Recursive sequence. Need help finding limit. This is my recursive sequence:
$a_1=\frac{1}{4};\space a_{n+1}=a_n^2+\frac{1}{4}$
for $n\ge 1$
In order to check if this converges I think I have to show that
1) The sequence is monotone increasing/decreasing
2) The sequences is bounded by some value
For 1) I am going to use the ratio test.
$\frac{a_{n+2}}{a_{n+1}}>1$ $\implies$ monotone increasing
$\frac{a_{n+2}}{a_{n+1}}<1$ $\implies$ monotone decreasing
$\frac{(a_{n+1})^2+\frac{1}{4}}{a_{n+1}}=a_{n+1}+\frac{1}{4}>0$ $\implies$monotone increasing
I am really not sure about this. How would I checkt/show it is bounded by some value?
 A: $a_n$ is increasing because
$$
\begin{align}
a_{n+1}-a_n
&=a_n^2-a_n+\tfrac14\\
&=(a_n-\tfrac12)^2\\
&\ge0
\end{align}
$$
If $a_n\le\frac12$, then
$$
\begin{align}
a_{n+1}
&=a_n^2+\tfrac14\\
&\le\frac12
\end{align}
$$
This implies that $a_n$ converges to some value less than or equal to $\frac12$. Let this value be $a$, then take the limit of the recursive equation
$$
\begin{align}
a
&=\lim_{n\to\infty}a_{n+1}\\
&=\lim_{n\to\infty}a_n^2+\tfrac14\\
&=a^2+\tfrac14
\end{align}
$$
which implies that $0=a^2-a+\frac14=(a-\frac12)^2$; that is, $a=\frac12$.
A: $a_{n+1}-a_n=\frac{(2a_n-1)^2}{4}> 0$. So this is a monotone increasing sequence. Now to see whether the sequence is bounded or not, observe that the limiting value should satisfy $a=a^2+1/4\implies a=1/2$. So, let the sequence be unbounded. Then $\exists N$ such that $a_{N-1}\le 1/2,\ a_N>1/2$. But $a_{N}>1/2\implies a_{N-1}>1/2$ which leads to a contradiction. Hence the sequence is bounded and converges to $1/2$.

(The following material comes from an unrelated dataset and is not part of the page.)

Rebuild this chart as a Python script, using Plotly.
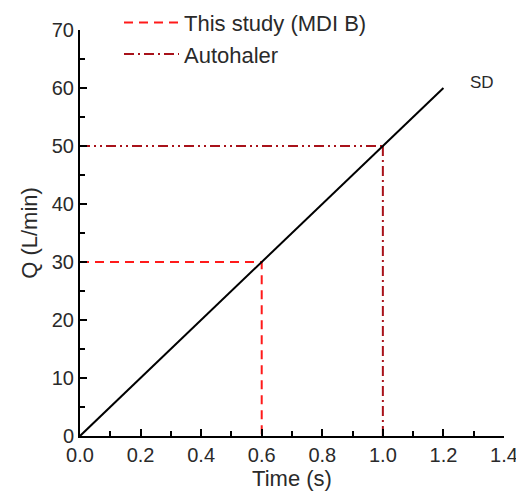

A: It's easy to show that it's increasing by induction; $a_2=\frac1{16}+\frac14>\frac14>a_1$, and if $a_{n+1}>a_n$ for some $n\geqslant 1$, then 
$$a_{n+2}=a_{n+1}^2+\frac14>a_n^2+\frac14=a_{n+1} $$
(to be pedantic, you need to prove that $a_n>0$ for all $n$, but that is straightforward). Similarly, we can show that it is bounded above; clearly $a_1<\frac12$, and if $a_n<\frac12$  for some $n\geqslant 1$ then
$$a_{n+1}=a_n^2 + \frac14 < \left(\frac12\right)^2 + \frac14 = \frac12. $$
I'll leave it to you to find the limit.